This model does have the cartridge to add back calcium and magnesium, which many people say improves the overall taste of what ultimately comes out of the faucet.
We decided that there is quite a bit more to say about this excellent choice, and so we have included a more in-depth review of the iSpring - and have also included a closer comparison between this and the Home Master. CLICK HERE to learn more.
APEC ROES-PH75 ESSENCE 6-Stage
APEC's model (that includes the "ESSENCE" designation, along with the model "ROES-PH75") is another highly rated unit that includes the alkaline re-mineralization option. On Amazon, it is also titled "Top Tier" along with "Alkaline Mineral pH+" and boasts a high quality, 6-Stage system. You can expect a nice 75 GPD production with this 6-Stage system (if your home water pressure is about 60 psi). This appears to be a good choice for over 700 consumers who have given this model high marks. And coming in at well under $300 it is a good value.

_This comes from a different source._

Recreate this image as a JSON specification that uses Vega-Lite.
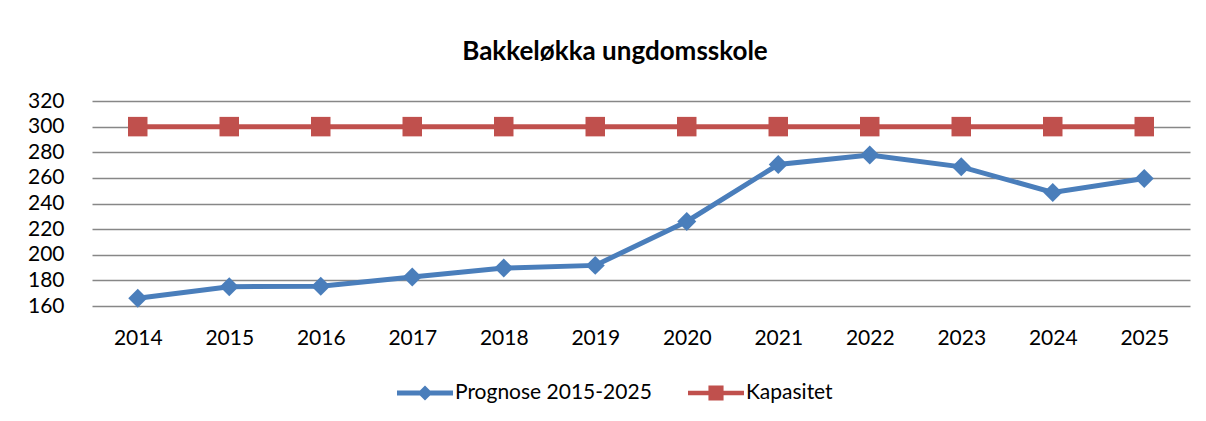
{
  "$schema": "https://vega.github.io/schema/vega-lite/v6.json",
  "autosize": "none",
  "width": 1098,
  "height": 205,
  "padding": {"left": 92, "top": 101, "right": 16, "bottom": 115},
  "background": "white",
  "title": {
    "text": "Bakkeløkka ungdomsskole",
    "font": "Lato",
    "fontSize": 26,
    "fontWeight": "bold",
    "color": "#000000",
    "anchor": "middle",
    "dx": -26,
    "offset": 25
  },
  "config": {
    "view": {"stroke": null},
    "font": "Lato",
    "axis": {"labelFont": "Lato", "labelFontSize": 21, "labelColor": "#000000", "title": null},
    "legend": {"labelFont": "Lato", "labelFontSize": 21, "labelColor": "#000000", "labelLimit": 0}
  },
  "data": {
    "values": [
      {"year": "2014", "series": "Prognose 2015-2025", "value": 166},
      {"year": "2015", "series": "Prognose 2015-2025", "value": 175},
      {"year": "2016", "series": "Prognose 2015-2025", "value": 175.5},
      {"year": "2017", "series": "Prognose 2015-2025", "value": 182.6},
      {"year": "2018", "series": "Prognose 2015-2025", "value": 189.6},
      {"year": "2019", "series": "Prognose 2015-2025", "value": 191.7},
      {"year": "2020", "series": "Prognose 2015-2025", "value": 226},
      {"year": "2021", "series": "Prognose 2015-2025", "value": 270.4},
      {"year": "2022", "series": "Prognose 2015-2025", "value": 277.9},
      {"year": "2023", "series": "Prognose 2015-2025", "value": 268.6},
      {"year": "2024", "series": "Prognose 2015-2025", "value": 248.6},
      {"year": "2025", "series": "Prognose 2015-2025", "value": 259.5},
      {"year": "2014", "series": "Kapasitet", "value": 300},
      {"year": "2015", "series": "Kapasitet", "value": 300},
      {"year": "2016", "series": "Kapasitet", "value": 300},
      {"year": "2017", "series": "Kapasitet", "value": 300},
      {"year": "2018", "series": "Kapasitet", "value": 300},
      {"year": "2019", "series": "Kapasitet", "value": 300},
      {"year": "2020", "series": "Kapasitet", "value": 300},
      {"year": "2021", "series": "Kapasitet", "value": 300},
      {"year": "2022", "series": "Kapasitet", "value": 300},
      {"year": "2023", "series": "Kapasitet", "value": 300},
      {"year": "2024", "series": "Kapasitet", "value": 300},
      {"year": "2025", "series": "Kapasitet", "value": 300}
    ]
  },
  "encoding": {
    "x": {
      "field": "year",
      "type": "ordinal",
      "scale": {"type": "point", "padding": 0.5},
      "axis": {"labelAngle": 0, "domain": false, "ticks": false, "grid": false, "labelPadding": 21}
    },
    "y": {
      "field": "value",
      "type": "quantitative",
      "scale": {"domain": [160, 320], "nice": false, "zero": false},
      "axis": {"values": [160, 180, 200, 220, 240, 260, 280, 300, 320], "domain": false, "ticks": false, "grid": true, "gridColor": "#878787", "gridWidth": 1.5, "labelPadding": 28}
    }
  },
  "layer": [
    {
      "mark": {"type": "line", "strokeWidth": 5},
      "encoding": {
        "color": {
          "field": "series",
          "type": "nominal",
          "scale": {"domain": ["Prognose 2015-2025", "Kapasitet"], "range": ["#4A7EBB", "#C0504D"]}
        }
      }
    },
    {
      "transform": [{"filter": "datum.series === 'Prognose 2015-2025'"}],
      "mark": {"type": "point", "shape": "diamond", "filled": true, "opacity": 1, "size": 360, "color": "#4A7EBB"}
    },
    {
      "transform": [{"filter": "datum.series === 'Kapasitet'"}],
      "mark": {"type": "point", "shape": "square", "filled": true, "opacity": 1, "size": 380, "color": "#C0504D"}
    },
    {
      "transform": [{"filter": "datum.value < 0"}],
      "mark": {"type": "point", "filled": true, "opacity": 1},
      "encoding": {
        "color": {
          "field": "series",
          "type": "nominal",
          "legend": {
            "title": null,
            "orient": "none",
            "direction": "horizontal",
            "legendX": 305,
            "legendY": 264,
            "symbolSize": 3136,
            "symbolOpacity": 1,
            "symbolStrokeWidth": 0,
            "labelOffset": 2,
            "columnPadding": 36
          }
        },
        "shape": {
          "field": "series",
          "type": "nominal",
          "scale": {
            "domain": ["Prognose 2015-2025", "Kapasitet"],
            "range": [
              "M-1,-0.09L1,-0.09L1,0.09L-1,0.09Z M0,-0.27L0.27,0L0,0.27L-0.27,0Z",
              "M-1,-0.08L1,-0.08L1,0.08L-1,0.08Z M-0.27,-0.27L0.27,-0.27L0.27,0.27L-0.27,0.27Z"
            ]
          }
        }
      }
    }
  ]
}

Because this one does not have the UV filter or a booster pump, there is no need for an electrical hookup. As long as your feed water pressure is anywhere from about 40 psi - 85 psi, you're good to go! For consumers desiring the UV filtration option, APEC does offer their 7-stage model, ROES-PHUV75, which includes the UV light sanitizer for less than $100 more than this ROES-PH75 model.

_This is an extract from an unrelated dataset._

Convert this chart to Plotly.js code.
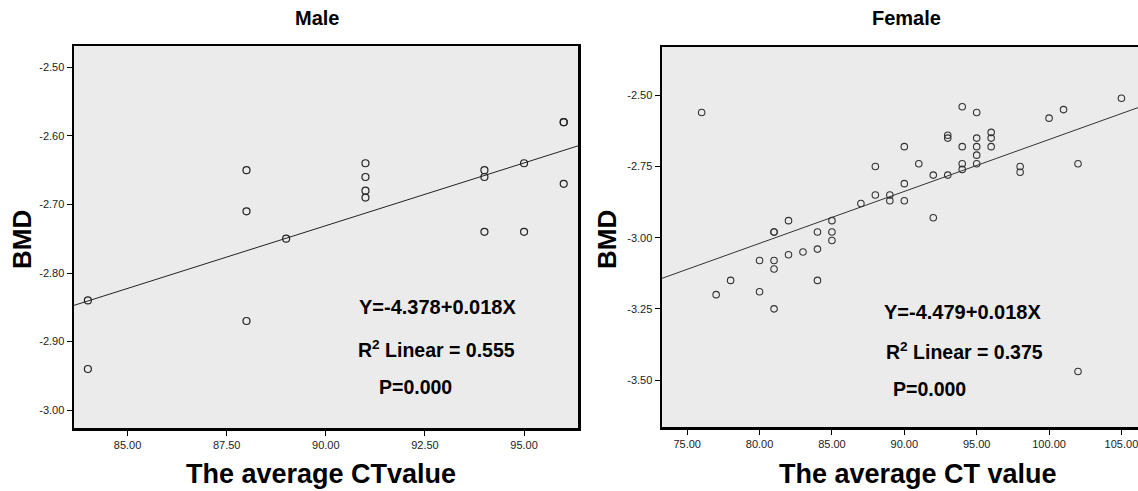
<!DOCTYPE html>
<html>
<head>
<meta charset="utf-8">
<script src="https://cdn.plot.ly/plotly-3.0.1.min.js"></script>
<style>
html, body { margin: 0; padding: 0; overflow: hidden; background: #fff; }
#chart { width: 1200px; height: 491px; }
</style>
</head>
<body>
<div id="chart"></div>
<script>
// ---- Data ----
const maleCT  = [84, 84, 88, 88, 88, 89, 91, 91, 91, 91, 94, 94, 94, 95, 95, 96, 96, 96];
const maleBMD = [-2.84, -2.94, -2.65, -2.71, -2.87, -2.75, -2.64, -2.66, -2.68, -2.69,
                 -2.65, -2.66, -2.74, -2.64, -2.74, -2.58, -2.58, -2.67];

const femaleCT  = [76, 77, 78, 80, 80, 81, 81, 81, 81, 81, 82, 82, 83, 84, 84, 84, 85, 85, 85,
                   87, 88, 88, 89, 89, 90, 90, 90, 91, 92, 92, 93, 93, 93, 94, 94, 94, 94,
                   95, 95, 95, 95, 95, 96, 96, 96, 98, 98, 100, 101, 102, 102, 105];
const femaleBMD = [-2.56, -3.20, -3.15, -3.08, -3.19, -2.98, -2.98, -3.08, -3.11, -3.25, -2.94, -3.06,
                   -3.05, -2.98, -3.04, -3.15, -2.94, -2.98, -3.01, -2.88, -2.75, -2.85, -2.85, -2.87,
                   -2.68, -2.81, -2.87, -2.74, -2.78, -2.93, -2.64, -2.65, -2.78, -2.54, -2.68, -2.74,
                   -2.76, -2.56, -2.65, -2.68, -2.71, -2.74, -2.63, -2.65, -2.68, -2.75, -2.77, -2.58,
                   -2.55, -2.74, -3.47, -2.51];

// regression coefficients [intercept, slope]
const maleFit   = [-4.378, 0.0183];
const femaleFit = [-4.479, 0.01824];

// tick values and labels
const maleXTicks   = [85, 87.5, 90, 92.5, 95];
const maleXLabels  = ['85.00', '87.50', '90.00', '92.50', '95.00'];
const maleYTicks   = [-3.0, -2.9, -2.8, -2.7, -2.6, -2.5];
const maleYLabels  = ['-3.00', '-2.90', '-2.80', '-2.70', '-2.60', '-2.50'];
const femXTicks    = [75, 80, 85, 90, 95, 100, 105];
const femXLabels   = ['75.00', '80.00', '85.00', '90.00', '95.00', '100.00', '105.00'];
const femYTicks    = [-3.5, -3.25, -3.0, -2.75, -2.5];
const femYLabels   = ['-3.50', '-3.25', '-3.00', '-2.75', '-2.50'];

const panelTitles = ['Male', 'Female'];
const xTitles = ['The average CTvalue', 'The average CT value'];
const yTitle = 'BMD';
const maleNotes   = ['Y=-4.378+0.018X', 'R<sup>2</sup> Linear = 0.555', 'P=0.000'];
const femaleNotes = ['Y=-4.479+0.018X', 'R<sup>2</sup> Linear = 0.375', 'P=0.000'];

// ---- Layout ----
const W = 1200, H = 491;
const px = v => v / W;
const py = v => (H - v) / H;

const maleXRange = [83.65, 96.36], maleYRange = [-3.026, -2.469];
const femXRange = [73.26, 108.7], femYRange = [-3.665, -2.33];

function fitLine(coef, range) {
  const xs = [range[0], range[1]];
  return { x: xs, y: xs.map(x => coef[0] + coef[1] * x) };
}
const mLine = fitLine(maleFit, maleXRange);
const fLine = fitLine(femaleFit, femXRange);

const traces = [
  { x: mLine.x, y: mLine.y, xaxis: 'x', yaxis: 'y', mode: 'lines', type: 'scatter',
    line: { color: '#222', width: 1 }, hoverinfo: 'skip' },
  { x: maleCT, y: maleBMD, xaxis: 'x', yaxis: 'y', mode: 'markers', type: 'scatter',
    marker: { symbol: 'circle-open', size: 7, color: '#222', line: { width: 1.2, color: '#222' } } },
  { x: fLine.x, y: fLine.y, xaxis: 'x2', yaxis: 'y2', mode: 'lines', type: 'scatter',
    line: { color: '#333', width: 1 }, hoverinfo: 'skip' },
  { x: femaleCT, y: femaleBMD, xaxis: 'x2', yaxis: 'y2', mode: 'markers', type: 'scatter',
    marker: { symbol: 'circle-open', size: 6.5, color: '#333', line: { width: 1.1, color: '#333' } } }
];

const tickFont = { family: 'Liberation Sans Narrow, Arial Narrow, Liberation Sans, Arial, sans-serif', size: 11, color: '#222' };
const axisCommon = {
  showline: true, linecolor: '#000', linewidth: 2.5, mirror: true,
  ticks: 'outside', ticklen: 5, tickwidth: 1, tickcolor: '#000',
  showgrid: false, zeroline: false, tickfont: tickFont, tickmode: 'array'
};

const boldFont = (s) => ({ family: 'Liberation Sans, Arial, sans-serif', size: s, color: '#000', weight: 'bold' });

function note(text, x, y, size) {
  return { text: '<b>' + text + '</b>', xref: 'paper', yref: 'paper', x: px(x), y: py(y),
           xanchor: 'center', yanchor: 'middle', showarrow: false, font: boldFont(size) };
}

const annotations = [
  note(panelTitles[0], 317, 18, 20),
  note(panelTitles[1], 906, 18, 20),
  note(xTitles[0], 321, 474, 27),
  note(xTitles[1], 918, 474, 27),
  Object.assign(note(yTitle, 22, 240, 26), { textangle: -90 }),
  Object.assign(note(yTitle, 607, 240, 26), { textangle: -90 }),
  note(maleNotes[0], 437, 307, 20),
  note(maleNotes[1], 436, 349, 19.5),
  note(maleNotes[2], 415, 387, 19.5),
  note(femaleNotes[0], 962, 312, 20),
  note(femaleNotes[1], 964, 351, 19.5),
  note(femaleNotes[2], 929, 389, 19.5)
];

const layout = {
  width: W, height: H,
  margin: { l: 0, r: 0, t: 0, b: 0 },
  paper_bgcolor: '#fff',
  plot_bgcolor: '#ebebeb',
  showlegend: false,
  xaxis: Object.assign({}, axisCommon, { domain: [px(74), px(578)], range: maleXRange,
          tickvals: maleXTicks, ticktext: maleXLabels, anchor: 'y' }),
  yaxis: Object.assign({}, axisCommon, { domain: [py(428), py(46)], range: maleYRange,
          tickvals: maleYTicks, ticktext: maleYLabels, anchor: 'x' }),
  xaxis2: Object.assign({}, axisCommon, { domain: [px(662), px(1175)], range: femXRange,
          tickvals: femXTicks, ticktext: femXLabels, anchor: 'y2' }),
  yaxis2: Object.assign({}, axisCommon, { domain: [py(427), py(47)], range: femYRange,
          tickvals: femYTicks, ticktext: femYLabels, anchor: 'x2' }),
  annotations: annotations
};

Plotly.newPlot('chart', traces, layout, { displayModeBar: false, staticPlot: true });
</script>
</body>
</html>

There aren't many manufacturers of these home units that seem to respond quickly to customer reviews, but these folks do. Whenever there is a negative review (and there aren't very many at all) APEC responds, and in every case is willing to work further with the customer to see what may have gone wrong. We like that.

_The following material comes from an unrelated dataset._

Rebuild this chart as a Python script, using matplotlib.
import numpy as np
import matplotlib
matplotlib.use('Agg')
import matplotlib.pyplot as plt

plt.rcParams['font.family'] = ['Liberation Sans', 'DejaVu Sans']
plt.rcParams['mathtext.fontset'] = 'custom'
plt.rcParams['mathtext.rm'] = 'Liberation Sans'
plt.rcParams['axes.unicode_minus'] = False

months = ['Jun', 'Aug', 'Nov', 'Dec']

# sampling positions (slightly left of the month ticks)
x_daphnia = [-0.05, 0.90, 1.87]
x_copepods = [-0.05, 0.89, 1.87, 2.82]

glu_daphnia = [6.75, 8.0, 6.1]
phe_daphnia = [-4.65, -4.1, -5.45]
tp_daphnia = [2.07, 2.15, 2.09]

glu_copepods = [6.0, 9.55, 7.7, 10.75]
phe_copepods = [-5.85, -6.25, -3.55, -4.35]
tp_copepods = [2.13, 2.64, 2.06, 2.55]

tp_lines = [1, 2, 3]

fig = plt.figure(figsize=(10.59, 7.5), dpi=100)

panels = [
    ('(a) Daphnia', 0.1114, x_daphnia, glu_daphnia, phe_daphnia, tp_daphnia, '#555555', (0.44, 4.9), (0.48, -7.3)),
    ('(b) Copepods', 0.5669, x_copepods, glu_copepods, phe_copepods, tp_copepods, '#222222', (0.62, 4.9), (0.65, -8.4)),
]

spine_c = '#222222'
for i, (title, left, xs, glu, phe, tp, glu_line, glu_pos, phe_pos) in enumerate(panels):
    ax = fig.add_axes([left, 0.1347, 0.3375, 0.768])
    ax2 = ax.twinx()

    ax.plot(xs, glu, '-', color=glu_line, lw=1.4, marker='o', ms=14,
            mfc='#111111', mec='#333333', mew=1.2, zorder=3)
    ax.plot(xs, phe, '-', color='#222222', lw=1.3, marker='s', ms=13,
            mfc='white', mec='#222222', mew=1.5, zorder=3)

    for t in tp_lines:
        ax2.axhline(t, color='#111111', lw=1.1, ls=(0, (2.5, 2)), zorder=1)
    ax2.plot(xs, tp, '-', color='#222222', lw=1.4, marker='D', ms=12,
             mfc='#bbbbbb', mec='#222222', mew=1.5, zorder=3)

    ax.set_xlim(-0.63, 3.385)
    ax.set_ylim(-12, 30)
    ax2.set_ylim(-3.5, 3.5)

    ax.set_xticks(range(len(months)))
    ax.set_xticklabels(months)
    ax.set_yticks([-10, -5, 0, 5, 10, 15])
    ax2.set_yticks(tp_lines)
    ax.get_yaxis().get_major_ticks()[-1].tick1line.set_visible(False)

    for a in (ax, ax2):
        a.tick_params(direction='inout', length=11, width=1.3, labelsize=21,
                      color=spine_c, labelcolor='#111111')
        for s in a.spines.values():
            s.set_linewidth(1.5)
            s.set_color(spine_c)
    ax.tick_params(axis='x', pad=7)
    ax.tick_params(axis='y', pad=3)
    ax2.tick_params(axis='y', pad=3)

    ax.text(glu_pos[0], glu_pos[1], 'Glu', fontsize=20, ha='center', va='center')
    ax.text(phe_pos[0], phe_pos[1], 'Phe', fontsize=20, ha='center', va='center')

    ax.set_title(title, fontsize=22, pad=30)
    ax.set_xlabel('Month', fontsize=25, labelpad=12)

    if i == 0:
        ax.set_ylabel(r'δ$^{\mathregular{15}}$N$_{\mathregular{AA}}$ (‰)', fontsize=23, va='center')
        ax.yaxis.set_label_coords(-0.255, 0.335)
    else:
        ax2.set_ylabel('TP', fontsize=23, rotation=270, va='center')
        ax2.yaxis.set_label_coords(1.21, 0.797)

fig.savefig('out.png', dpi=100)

They advertise that their efficiency ratio is about a 1:3 ratio (this means that producing 1 gallon of filtered water will result in approximately 3 gallons in waste/drain water). Considering that there is no permeate pump on this model, that efficiency ratio is pretty good.
Express Alkaline UV 11-Stage
We've touched on a few of the more well-known models that use 6 or 7 stages of filtration. Now let's have a look at the Express Water Reverse Osmosis, 10 and 11 Stage units.
This company and its systems is worth an entry on this site for its attention-grabbing confidence. First, let us clarify the primary difference between the ROALKUV10DCG model, and another one of their popular models, ROALK10DCG.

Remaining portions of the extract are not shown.